S3 loader configuration reference
This is a complete list of the options that can be configured in the S3 loader HOCON config file. The example configs in github show how to prepare an input file.
parameter | description |
---|---|
purpose | Required. Use RAW to sink data exactly as-is. Use ENRICHED_EVENTS to also enable event latency metrics. Use SELF_DESCRIBING to enable partitioning self-describing data by its schema |
input.appName | Required. Kinesis Client Lib app name (corresponds to DynamoDB table name) |
input.streamName | Required. Name of the kinesis stream from which to read |
input.position | Required. Use TRIM_HORIZON to start streaming at the last untrimmed record in the shard, which is the oldest data record in the shard. Or use LATEST to start streaming just after the most recent record in the shard |
input.customEndpoint | Optional. Override the default endpoint for kinesis client api calls |
input.maxRecords | Required. How many records the client should pull from kinesis each time |
output.s3.path | Required. Full path to output data, e.g. s3://acme-snowplow-output/raw/ |
output.s3.partitionFormat | Optional. Added in version 2.1.0. Configures how files are partitioned into S3 directories.When loading raw files, you might choose to partition by date={yy}-{mm}-{dd} . When loading self describing jsons, you might choose to partition by {vendor}.{name}/model={model}/date={yy}-{mm}-{dd} . Valid substitutions are {vendor} , {name} , {format} , {model} for self-describing jsons; and {yy} , {mm} , {dd} , {hh} for year, month, day and hour. Defaults to {vendor}.{schema} when loading self-describing JSONs, or blank (no partitioning) when loading raw or enriched events |
output.s3.filenamePrefix | Optional. Adds a prefix to output |
output.s3.compression | Required. Either LZO or GZIP |
output.s3.maxTimeout | Required.

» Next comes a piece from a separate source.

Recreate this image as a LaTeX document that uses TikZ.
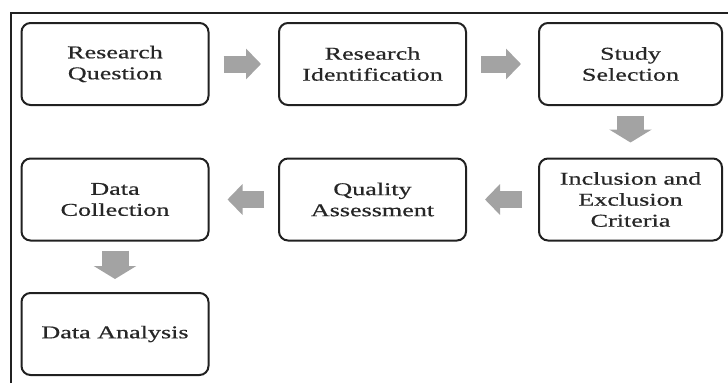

Maximum Timeout that the application is allowed to fail for, e.g. in case of S3 outage |
output.s3.customEndpoint | Optional. Override the default endpoint for s3 client api calls |
region | Optional. When used with the output.s3.customEndpoint option, this sets the region of the bucket. Also sets the region of the dynamoDB table. Defaults to the current region |
output.bad.streamName | Required. Name of a kinesis stream to output failures |
buffer.byteLimit | Required. Maximum bytes to read from kinesis before flushing a file to S3 |
buffer.recordLimit | Required. Maximum records to read from kinesis before flushing a file to S3 |
buffer.timeLimit | Required. Maximum time to wait in milliseconds between writing files to S3 |
monitoring.snowplow.collector | Optional. E.g. https://snplow.acme.com. URI of a snowplow collector. Used for monitoring application lifecycle and failure events |
monitoring.snowplow.appId | Required only if the collector uri is also configured. Sets the appId field of the snowplow events |
monitoring.sentry.dsn | Optional, for tracking uncaught run time exceptions |
monitoring.metrics.cloudwatch | Optional boolean, with default true. This is used to disable sending metrics to cloudwatch |
monitoring.metrics.hostname | Optional, for sending loading metrics (latency and event counts) to a statsd server |
monitoring.metrics.port | Optional, port of the statsd server |
monitoring.metrics.tags | E.g.{ "key1": "value1", "key2": "value2" } . Tags are used to annotate the statsd metric with any contextual information |
monitoring.metrics.prefix | Optional, default snoplow.s3loader . Configures the prefix of statsd metric names |